Something Not Quite Right with ATO report
EDS won the initial ATO outsourcing contract in 1996/7 and was bought by HP, a hardware vendor, in 2008 to become HPE and this years' merger with CSC created yet another entity, DXC.
Now we have a hardware vendor acting as an I.T. services provider, which creates confusion over their preferences for new hardware.
1. I've never seen one byte of data stored on a SAN, they are NETWORKS only, so why do the ATO / HPE claim their "SAN" stores data and has drives?
Either the HPE & ATO don't know the difference between a Network and Storage Array or Device (!), or they are deliberately mis-using terms for a reason. This is not a rookie mistake.
2. Sure, cables fail, but all your cables don't all suddenly need replacing after 6-12 months, nor do they suddenly become "stressed" if properly installed and maintained.
From the scale of the task, we can infer large numbers of cables, perhaps all or most, were replaced.
Why is the ATO (or HPE/DXC) insisting on replacing the 3PAR hardware and a full forensic tear-down and investigation, including of all the "fibre optic cables", if there has been no unusual event or physical damage?
That action wouldn't be justified on technical grounds alone, but would result from a serious legal dispute between client and vendor over liability. EDS was know for its
If the root cause suspected is physical damage, whoever ordered the action that caused the damage will be responsible.
Yet nothing explaining this unprecedented forensic examination is contained in the ATO report.
3. If the ATO is talking "Cloud", it's quite bizarre.
The 3PAR 20850 device named is a low-latency, high-performance All-Flash Storage Array that must be locally connected to hosts to be usable.
The ATO already extensively uses VMware to manage its workload and move executing instances between hosts, even Datacentres.

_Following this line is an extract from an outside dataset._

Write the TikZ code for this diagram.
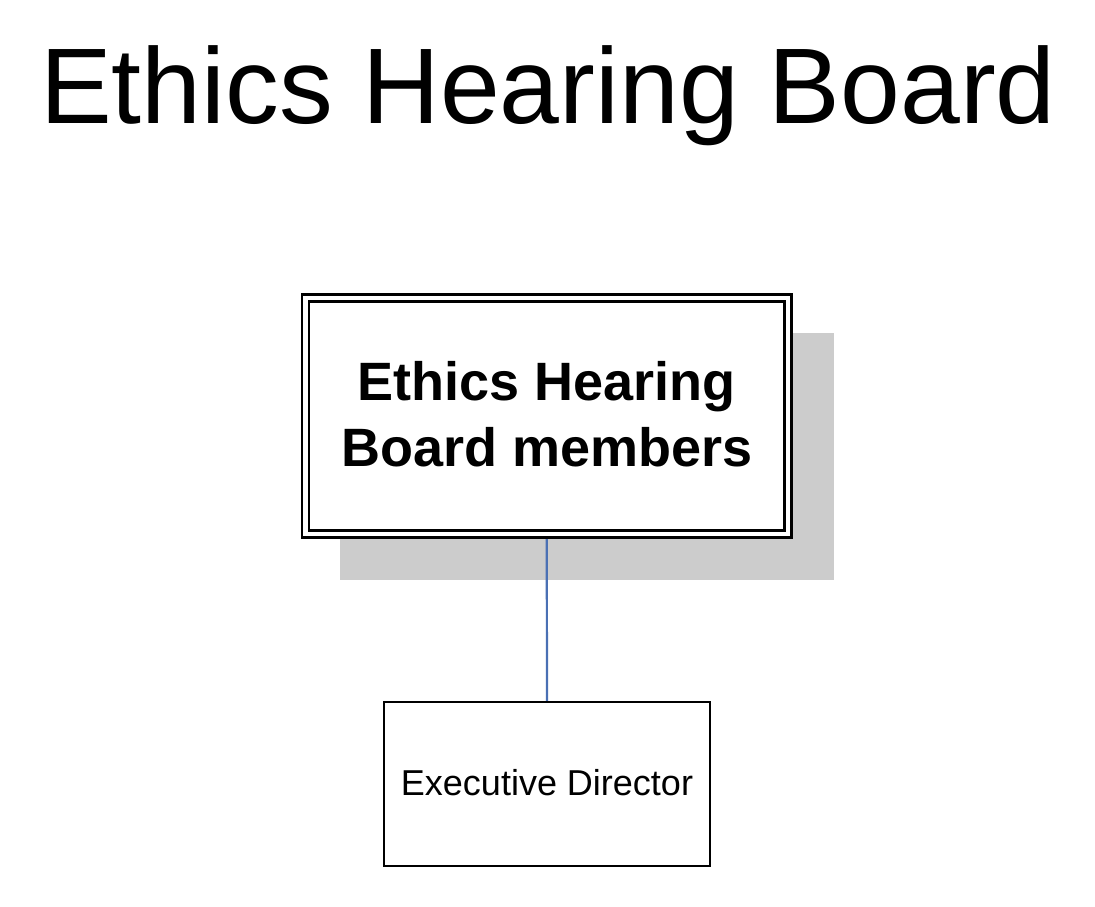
\documentclass[tikz,border=0pt]{standalone}
\usepackage{fontspec}
\setmainfont{Liberation Sans}
\usetikzlibrary{backgrounds}
\definecolor{linkblue}{HTML}{4A70B4}
\definecolor{shadowgray}{HTML}{CCCCCC}
\tikzset{
  titletext/.style={anchor=base, inner sep=0pt, font=\fontsize{107.5}{120}\selectfont},
  boardbox/.style={draw=black, line width=2.3pt, double=white, double distance=4.6pt,
    fill=white, minimum width=482.5pt, minimum height=236pt, inner sep=0pt, outer sep=4.6pt,
    align=center, text height=105.4pt, text depth=4pt,
    font=\bfseries\fontsize{54}{66.7}\selectfont},
  edbox/.style={draw=black, line width=2pt, fill=white, minimum width=326pt, minimum height=164pt,
    inner sep=0pt, text height=26pt, text depth=4pt, font=\fontsize{36}{40}\selectfont},
  link/.style={draw=linkblue, line width=2.2pt},
  shadowbox/.style={fill=shadowgray}
}
\begin{document}
\begin{tikzpicture}[x=1pt,y=-1pt]
\useasboundingbox (0,0) rectangle (1095,906);
\node[titletext] (title) at (548,123) {Ethics Hearing Board};
\node[boardbox] (board) at (546.75,416) {Ethics Hearing\\Board members};
\node[edbox] (ed) at (547,784) {Executive Director};
\begin{scope}[on background layer]
  \fill[shadowbox] (340,333) rectangle (834,580);
  \draw[link] (board.south) -- (ed.north);
\end{scope}
\end{tikzpicture}
\end{document}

They already run a "Cloud", so is this code for outsourcing these operations to another supplier - which would mean breaking the existing contract with years to run.
I've not seen the EDS / HPE / DXC contracts, but I'd expect breaking them would cost the ATO dearly in time and money.
The ATO refers to the 3PAR Storage Array as a "20850 SAN" - if you look up the device, it's an All-Flash Array, not a Storage Area Network.
This mis-use of the term "SAN" is consistent - they report they replaced "an EMC SAN" with the 3PAR.
EMC have always just made Storage Arrays, never switches and Fibre Channel network gear.
Mentioned in passing, as a label in "Figure 1", is another device, "XP7". There is a HP storage array with that product designator that provides PB using HDD's, not Flash.
How does this relate to the system, given it gets mentioned just once? Why is the XP7 included at all in the diagram if not part of the functional system?
What devices & cables are the SAN (Network) and what are the Storage Devices?
Why do the ATO & HPE conflate these specific terms? "Ignorance" is as daming as "Obscuring".
What about HBA's, switches, routers & "directors" that are in the network? We hear nothing of them.
Are they using Fibre Channel (16Gbps?) or FCoE with 10Gbps ethernet interfaces (or faster)?
If it's FCoE, are they using HP or CISCO as their fabric? Or someone else entirely?
Where were the fibre problems reported by SNMP between?
Cables aren't active devices, they don't log errors themselves, only the devices that attach to them can detect & report errors.
We hear "cable", but is that a permanent cable between patch panels or patch lead(s)? (panel to panel, panel to Array, panel to Host)
So what devices were logging the SNMP errors over the 6 months prior to the first outage?
Where do they sit within the environment?
If we had 3PAR HBA's logging internal errors to its drives over local, non-SAN links, that's very different to a host connecting via the Network to the 3PAR controller.
The ATO reports takes special care to mention "data paths", disk drives and "SAS" (Serial Attached SCSI), but never cares to provide any sort of explanation of their importance/relevance or diagram of connections.
No, that's not restricted information in a simplified document. No reason to suppress that level of detail - they've disclosed other very specific technical details.
Over decades, I've never seen an optically connected drive, the HDD & SSD's I've seen have only ever had _copper_ connectors. SAS is electrically the same as SATA, but allows dual-ports and daisy-chains.
The "state of the art" is fibre connections between backplanes, into which the devices are plugged with copper connectors.
That'd make sense for either SSD or HDD drives in either 3PAR 20850 or XP7.
It's where you'd expect "data paths" to run: from Array Controllers to drives/shelves. That makes these "stressed" cables internal to the 3PAR Array, not part of the Network.
Hosts connect to the SAN via at least dual connections, while on the other side, the Array controller has multiple connections to the SAN router / director for performance & reliability.
Were the fibre cables that caused errors on "data paths" internal to the 3PAR Flash Storage Array or within the SAN (network)? HPE & the ATO keeps that obscured.
The whole point of the 3PAR, in fact any Array, is to hide the individual devices from the hosts and create virtual error-free devices of any size.
With Network attached Storage Arrays, there aren't any direct "data paths" from a host to a drive - where the errors described occurred.